Consumer demand for leisure and retro styles has been a boon for Vans. The skateboard shoe and apparel brand grew sales +35% YoY in Q1 ’18, with international (+27%), direct-to-consumer (+22%) and digital (+54%) sales all contributing to the top line growth. Affordable price points ($50-$70) and a line of comfortable/versatile styles have enabled the “California lifestyle” brand to stand out in a sneaker market that’s been dominated by non-performance athletic lines over the last 12 months. Vans success drove parent company VF Corp’s (VFC) Q1 double-digit growth; corporate revenues rose +23% YoY to $2.8 billion and profits increased +46% YoY to $160.4 million.
Howie Long-Short: VF Corp. (VFC) owns several brands including the rugged outdoor labels The North Face and Timberland, but Vans is their golden goose.
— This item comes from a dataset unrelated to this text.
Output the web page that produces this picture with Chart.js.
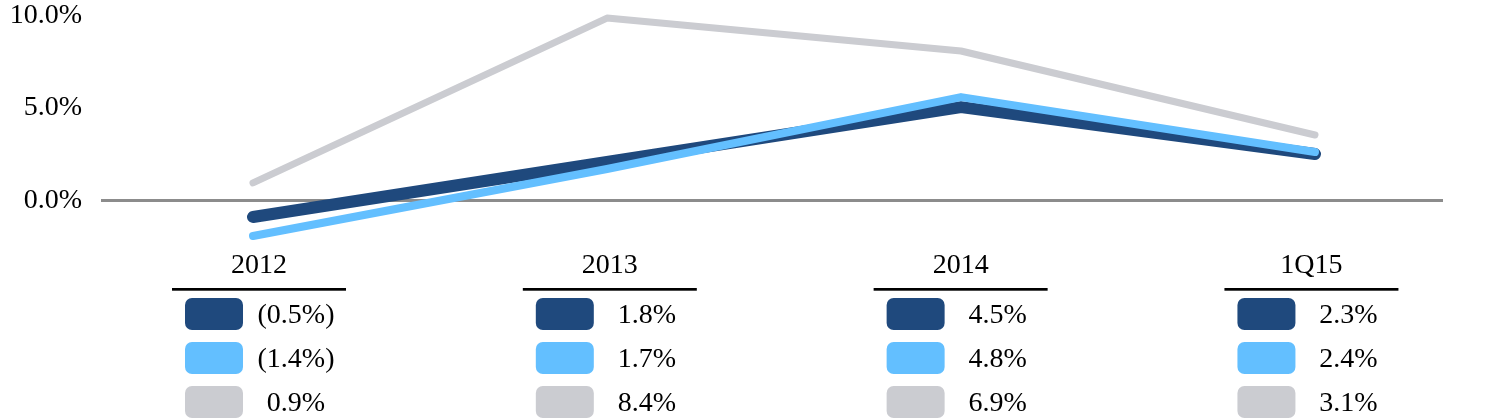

RBC analysts say Vans $3 billion business represents between 40%-50% of VFC’s entire value. “The North Face and Timberland are $2.3 billion and $2 billion businesses, respectively.”
Current fashion trends drove Vans sales up +19% in 2017 and the company’s Q1 financials certainly didn’t indicate that leisure/retro is falling out of style anytime soon; in fact, Vans increased FY18 sales growth guidance to +15%, including +25%+ growth in H1 ‘18. VFC shares are up 3.5% since the company reported on 7.20, closing on Tuesday at $92.40.
Fan Marino: We called Vans a skateboard brand, but as NPD Group analyst Matt Powell so eloquently explained, “most people who buy Vans don’t have a clue about how to skateboard”; no different than those who spend hundreds on athleisure, but never hit the gym.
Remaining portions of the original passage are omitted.